======== Dataset extract

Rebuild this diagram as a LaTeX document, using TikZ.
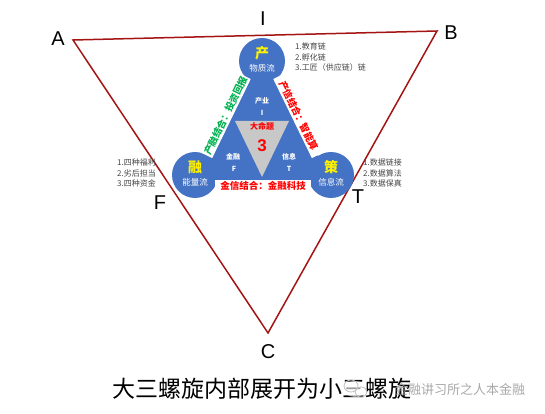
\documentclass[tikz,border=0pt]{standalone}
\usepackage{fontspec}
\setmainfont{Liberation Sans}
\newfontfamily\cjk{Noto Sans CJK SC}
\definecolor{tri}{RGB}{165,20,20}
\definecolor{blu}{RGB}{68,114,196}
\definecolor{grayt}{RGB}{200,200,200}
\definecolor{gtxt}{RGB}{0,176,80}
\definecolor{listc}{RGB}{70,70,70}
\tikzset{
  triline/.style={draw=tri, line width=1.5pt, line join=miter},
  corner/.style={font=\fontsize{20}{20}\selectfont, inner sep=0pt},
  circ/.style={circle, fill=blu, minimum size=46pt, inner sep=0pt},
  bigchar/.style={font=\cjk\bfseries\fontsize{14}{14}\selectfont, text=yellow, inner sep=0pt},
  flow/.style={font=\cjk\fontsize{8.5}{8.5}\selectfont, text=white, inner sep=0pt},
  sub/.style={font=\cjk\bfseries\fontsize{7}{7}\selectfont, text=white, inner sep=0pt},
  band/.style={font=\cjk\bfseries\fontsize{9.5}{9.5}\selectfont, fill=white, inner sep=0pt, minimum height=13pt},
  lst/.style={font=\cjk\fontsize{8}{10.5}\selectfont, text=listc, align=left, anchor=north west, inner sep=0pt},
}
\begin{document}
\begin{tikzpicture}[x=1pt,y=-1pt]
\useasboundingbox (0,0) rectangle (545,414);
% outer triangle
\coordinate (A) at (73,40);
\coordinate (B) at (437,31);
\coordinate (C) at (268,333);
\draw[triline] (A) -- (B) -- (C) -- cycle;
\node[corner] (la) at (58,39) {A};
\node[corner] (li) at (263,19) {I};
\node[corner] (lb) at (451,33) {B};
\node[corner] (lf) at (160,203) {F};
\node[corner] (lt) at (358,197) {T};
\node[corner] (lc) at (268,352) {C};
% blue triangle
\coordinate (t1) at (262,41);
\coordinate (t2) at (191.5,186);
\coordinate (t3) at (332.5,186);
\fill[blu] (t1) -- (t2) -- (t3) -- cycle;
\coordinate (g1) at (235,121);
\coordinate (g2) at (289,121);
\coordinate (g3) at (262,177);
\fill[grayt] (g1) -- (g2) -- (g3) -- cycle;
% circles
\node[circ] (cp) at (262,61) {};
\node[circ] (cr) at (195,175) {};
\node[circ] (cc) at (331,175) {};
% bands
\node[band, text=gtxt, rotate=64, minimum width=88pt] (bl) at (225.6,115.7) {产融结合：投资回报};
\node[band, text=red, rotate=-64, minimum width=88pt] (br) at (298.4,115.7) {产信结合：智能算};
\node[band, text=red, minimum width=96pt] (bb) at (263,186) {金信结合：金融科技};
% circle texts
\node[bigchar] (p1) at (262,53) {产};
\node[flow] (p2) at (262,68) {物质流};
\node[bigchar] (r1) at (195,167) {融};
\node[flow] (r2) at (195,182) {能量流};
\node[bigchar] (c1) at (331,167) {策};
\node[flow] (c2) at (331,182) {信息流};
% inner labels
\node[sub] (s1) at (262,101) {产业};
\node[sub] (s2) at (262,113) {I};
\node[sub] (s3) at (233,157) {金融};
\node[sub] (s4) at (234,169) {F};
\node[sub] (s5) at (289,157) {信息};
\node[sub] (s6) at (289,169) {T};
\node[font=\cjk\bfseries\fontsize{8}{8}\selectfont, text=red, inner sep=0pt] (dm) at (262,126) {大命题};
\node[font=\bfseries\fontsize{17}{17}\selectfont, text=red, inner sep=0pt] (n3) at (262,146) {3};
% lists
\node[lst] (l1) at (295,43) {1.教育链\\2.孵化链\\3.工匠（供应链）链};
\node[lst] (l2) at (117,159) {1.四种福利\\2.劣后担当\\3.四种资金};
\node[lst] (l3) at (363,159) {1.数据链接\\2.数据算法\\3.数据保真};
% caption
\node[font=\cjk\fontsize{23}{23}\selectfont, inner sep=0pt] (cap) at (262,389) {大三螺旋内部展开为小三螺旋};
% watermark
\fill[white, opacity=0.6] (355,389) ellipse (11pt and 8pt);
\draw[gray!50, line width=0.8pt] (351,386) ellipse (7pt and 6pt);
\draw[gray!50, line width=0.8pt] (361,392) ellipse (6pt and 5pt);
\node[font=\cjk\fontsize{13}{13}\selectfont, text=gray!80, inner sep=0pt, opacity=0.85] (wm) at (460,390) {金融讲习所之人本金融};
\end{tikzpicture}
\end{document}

================

Exercise objective
Please transcribe the material above exactly as written. Leave the pictures out.

Written response
Rebuild this diagram as a LaTeX document, using TikZ.
\documentclass[tikz,border=0pt]{standalone}
\usepackage{fontspec}
\setmainfont{Liberation Sans}
\newfontfamily\cjk{Noto Sans CJK SC}
\definecolor{tri}{RGB}{165,20,20}
\definecolor{blu}{RGB}{68,114,196}
\definecolor{grayt}{RGB}{200,200,200}
\definecolor{gtxt}{RGB}{0,176,80}
\definecolor{listc}{RGB}{70,70,70}
\tikzset{
  triline/.style={draw=tri, line width=1.5pt, line join=miter},
  corner/.style={font=\fontsize{20}{20}\selectfont, inner sep=0pt},
  circ/.style={circle, fill=blu, minimum size=46pt, inner sep=0pt},
  bigchar/.style={font=\cjk\bfseries\fontsize{14}{14}\selectfont, text=yellow, inner sep=0pt},
  flow/.style={font=\cjk\fontsize{8.5}{8.5}\selectfont, text=white, inner sep=0pt},
  sub/.style={font=\cjk\bfseries\fontsize{7}{7}\selectfont, text=white, inner sep=0pt},
  band/.style={font=\cjk\bfseries\fontsize{9.5}{9.5}\selectfont, fill=white, inner sep=0pt, minimum height=13pt},
  lst/.style={font=\cjk\fontsize{8}{10.5}\selectfont, text=listc, align=left, anchor=north west, inner sep=0pt},
}
\begin{document}
\begin{tikzpicture}[x=1pt,y=-1pt]
\useasboundingbox (0,0) rectangle (545,414);
% outer triangle
\coordinate (A) at (73,40);
\coordinate (B) at (437,31);
\coordinate (C) at (268,333);
\draw[triline] (A) -- (B) -- (C) -- cycle;
\node[corner] (la) at (58,39) {A};
\node[corner] (li) at (263,19) {I};
\node[corner] (lb) at (451,33) {B};
\node[corner] (lf) at (160,203) {F};
\node[corner] (lt) at (358,197) {T};
\node[corner] (lc) at (268,352) {C};
% blue triangle
\coordinate (t1) at (262,41);
\coordinate (t2) at (191.5,186);
\coordinate (t3) at (332.5,186);
\fill[blu] (t1) -- (t2) -- (t3) -- cycle;
\coordinate (g1) at (235,121);
\coordinate (g2) at (289,121);
\coordinate (g3) at (262,177);
\fill[grayt] (g1) -- (g2) -- (g3) -- cycle;
% circles
\node[circ] (cp) at (262,61) {};
\node[circ] (cr) at (195,175) {};
\node[circ] (cc) at (331,175) {};
% bands
\node[band, text=gtxt, rotate=64, minimum width=88pt] (bl) at (225.6,115.7) {产融结合：投资回报};
\node[band, text=red, rotate=-64, minimum width=88pt] (br) at (298.4,115.7) {产信结合：智能算};
\node[band, text=red, minimum width=96pt] (bb) at (263,186) {金信结合：金融科技};
% circle texts
\node[bigchar] (p1) at (262,53) {产};
\node[flow] (p2) at (262,68) {物质流};
\node[bigchar] (r1) at (195,167) {融};
\node[flow] (r2) at (195,182) {能量流};
\node[bigchar] (c1) at (331,167) {策};
\node[flow] (c2) at (331,182) {信息流};
% inner labels
\node[sub] (s1) at (262,101) {产业};
\node[sub] (s2) at (262,113) {I};
\node[sub] (s3) at (233,157) {金融};
\node[sub] (s4) at (234,169) {F};
\node[sub] (s5) at (289,157) {信息};
\node[sub] (s6) at (289,169) {T};
\node[font=\cjk\bfseries\fontsize{8}{8}\selectfont, text=red, inner sep=0pt] (dm) at (262,126) {大命题};
\node[font=\bfseries\fontsize{17}{17}\selectfont, text=red, inner sep=0pt] (n3) at (262,146) {3};
% lists
\node[lst] (l1) at (295,43) {1.教育链\\2.孵化链\\3.工匠（供应链）链};
\node[lst] (l2) at (117,159) {1.四种福利\\2.劣后担当\\3.四种资金};
\node[lst] (l3) at (363,159) {1.数据链接\\2.数据算法\\3.数据保真};
% caption
\node[font=\cjk\fontsize{23}{23}\selectfont, inner sep=0pt] (cap) at (262,389) {大三螺旋内部展开为小三螺旋};
% watermark
\fill[white, opacity=0.6] (355,389) ellipse (11pt and 8pt);
\draw[gray!50, line width=0.8pt] (351,386) ellipse (7pt and 6pt);
\draw[gray!50, line width=0.8pt] (361,392) ellipse (6pt and 5pt);
\node[font=\cjk\fontsize{13}{13}\selectfont, text=gray!80, inner sep=0pt, opacity=0.85] (wm) at (460,390) {金融讲习所之人本金融};
\end{tikzpicture}
\end{document}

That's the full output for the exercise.